A computational approach to simultaneous two-dimensional heat and mass transfer in a heat generating porous media

The use of activated carbon in the recovery of evaporative fuel emissions has become commonplace with the advent of stricter requirements imposed upon the automobile industry by the Environmental Protection Agency and the California Air Resources Board. The adsorption of the hydrocarbon based fuel vapors on the activated carbon is an exothermic process that is a function of temperature and mass concentration of fuel vapors. To further understand the interaction of the fuel vapors and the activated carbon, an investigation was undertaken to analyze the complex relationship of the coupled heat and mass transfer in this heat generating porous media. The investigation includes the analysis of linear and non-linear flow in several different porous media resulting in a recommended approach to determine the permeability and Forchheimer coefficient for non-linear flows.
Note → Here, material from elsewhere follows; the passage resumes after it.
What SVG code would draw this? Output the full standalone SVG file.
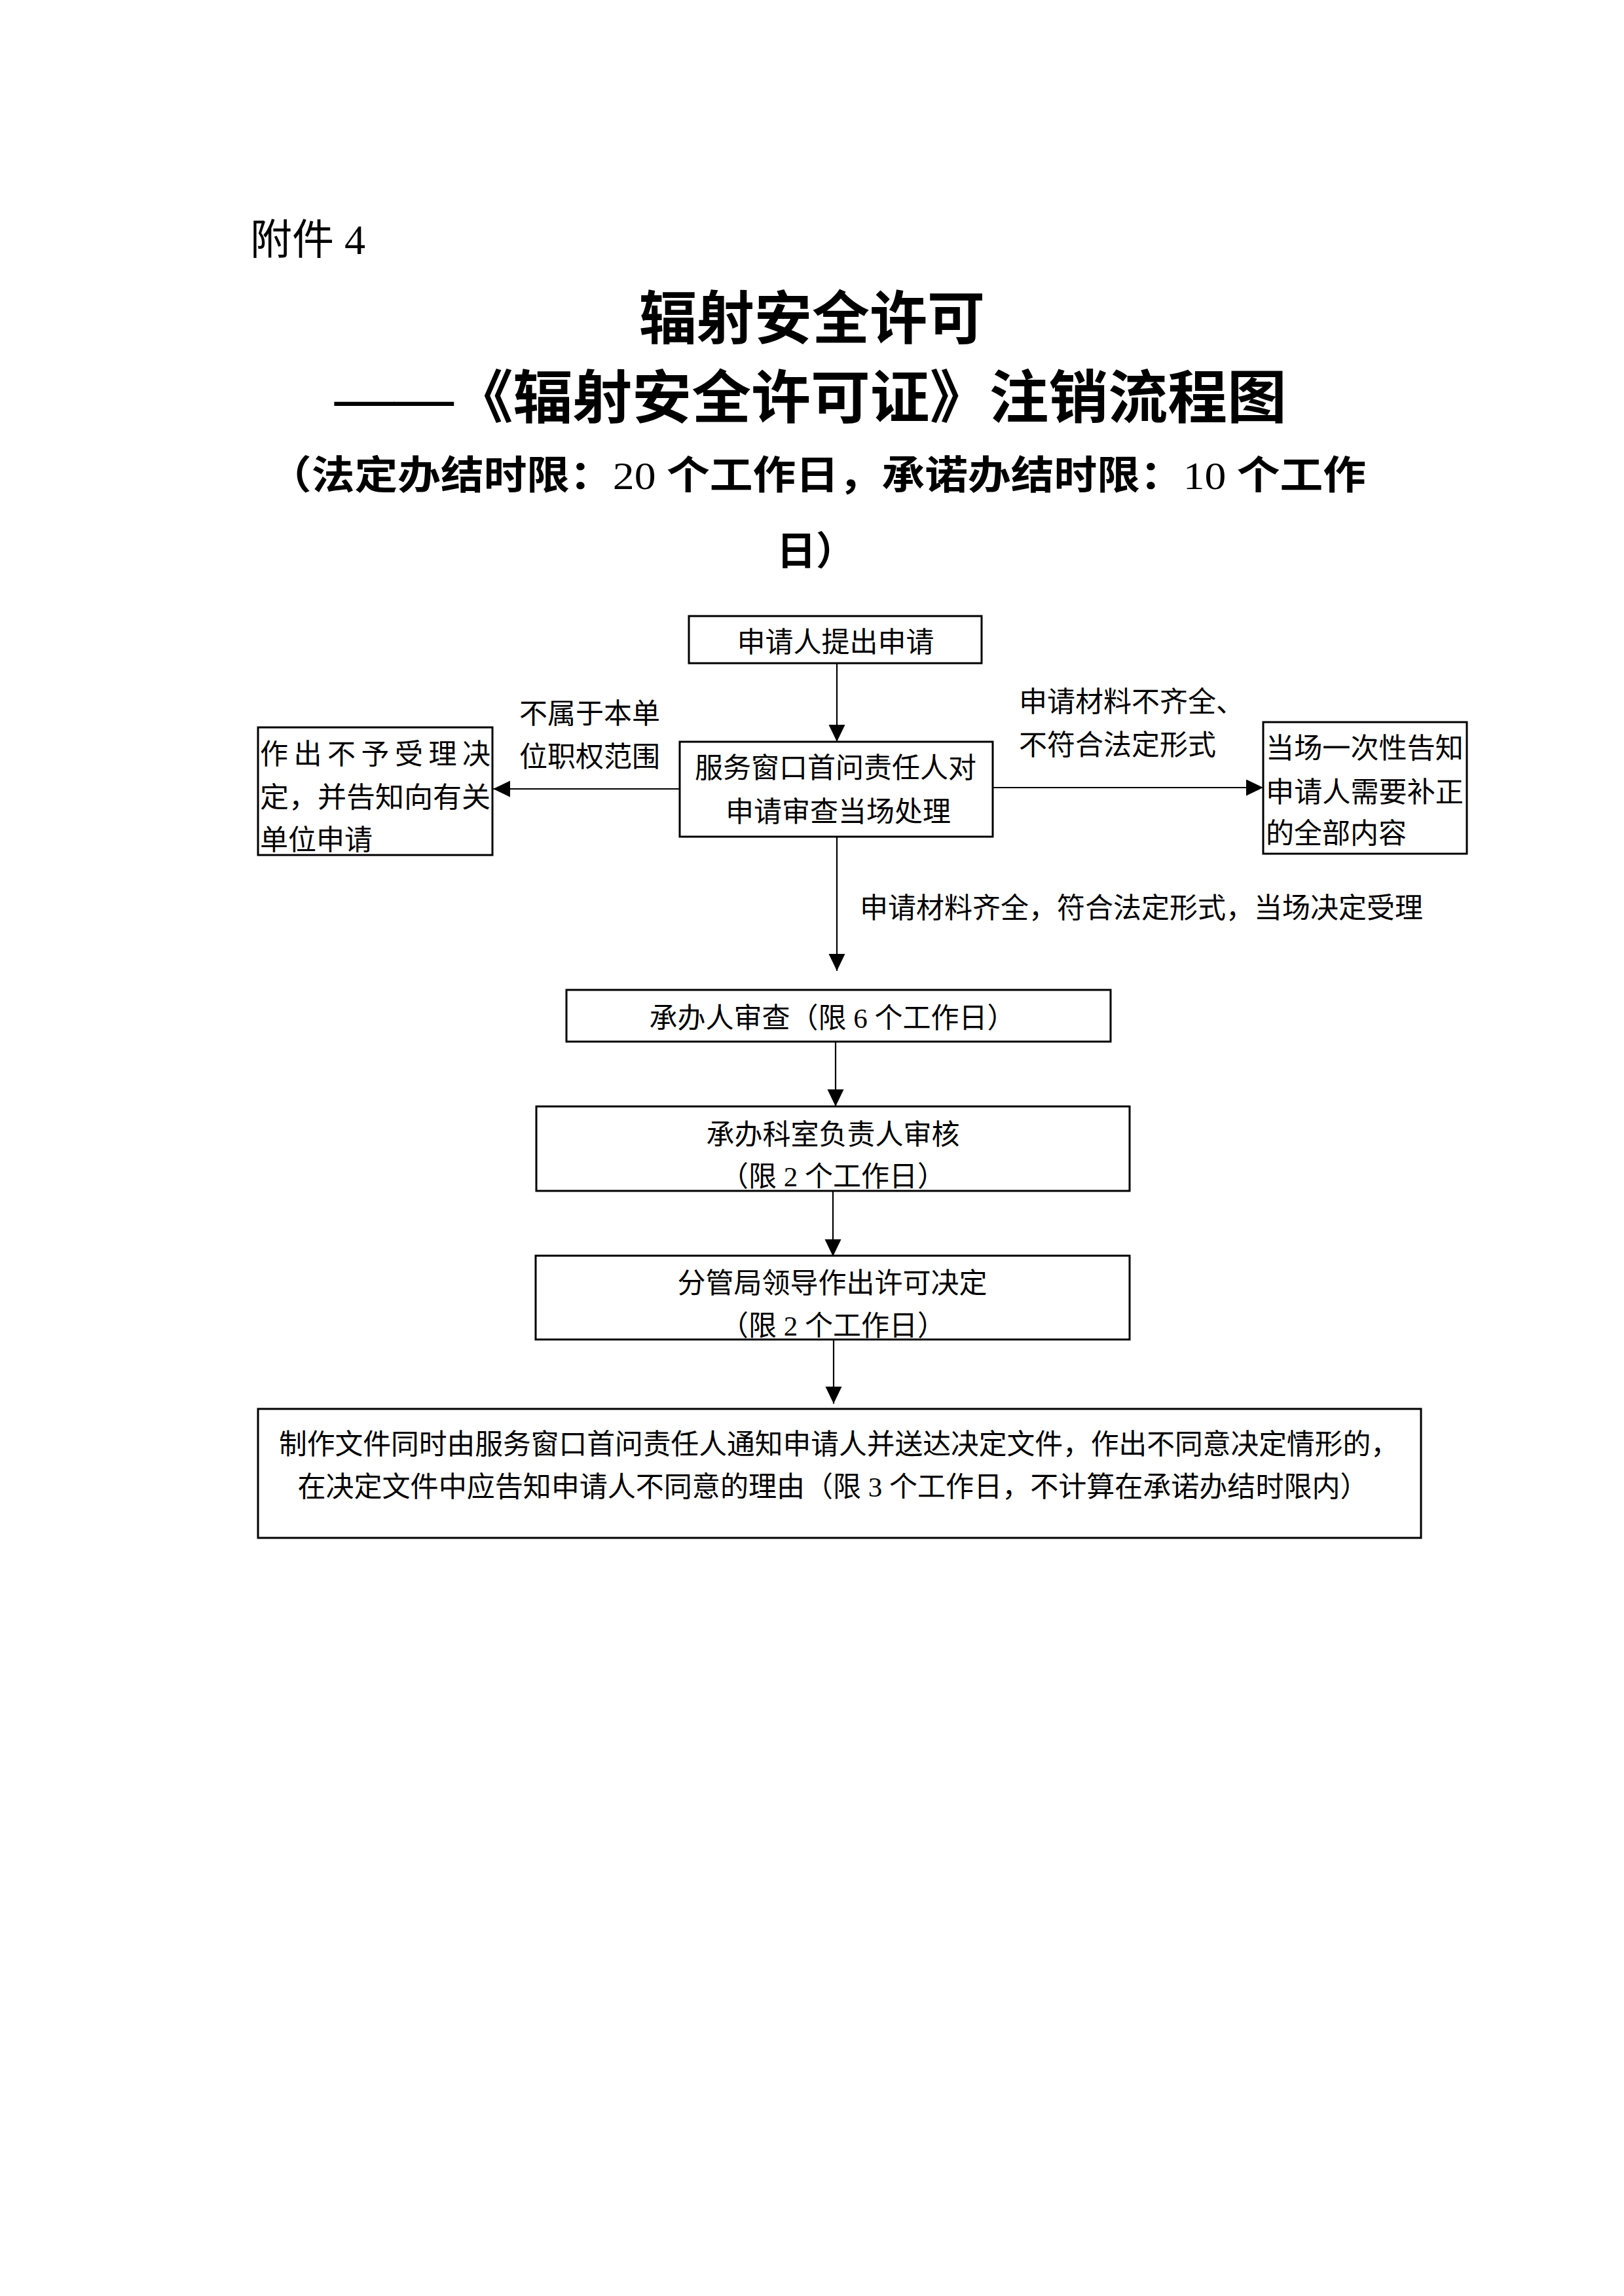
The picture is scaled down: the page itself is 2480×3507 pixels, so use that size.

The heat transfer is analyzed with a uniform flow model using the classic approaches to porous media analysis: single and dual energy equations. The importance of axial conduction is determined for this model as well as the appropriateness of the single and dual energy equations to the specifics of the given porous media as well as generalizations to different porous media. The geometric nature of the given problem allows for the application of an iterative boundary condition to balance the heat flux across the separation wall that adds a unique nature to the problem. An experimentally determined adsorption isotherm for hydrocarbon based fuels onto wood-based activated carbon is utilized to model the source term in the heat transfer equations. This source term is closely coupled with the mass adsorption term in the mass species equation. The presented heat and mass transfer equations are coupled partial differential equations that are numerically solved utilizing a fully implicit second order correct finite difference scheme.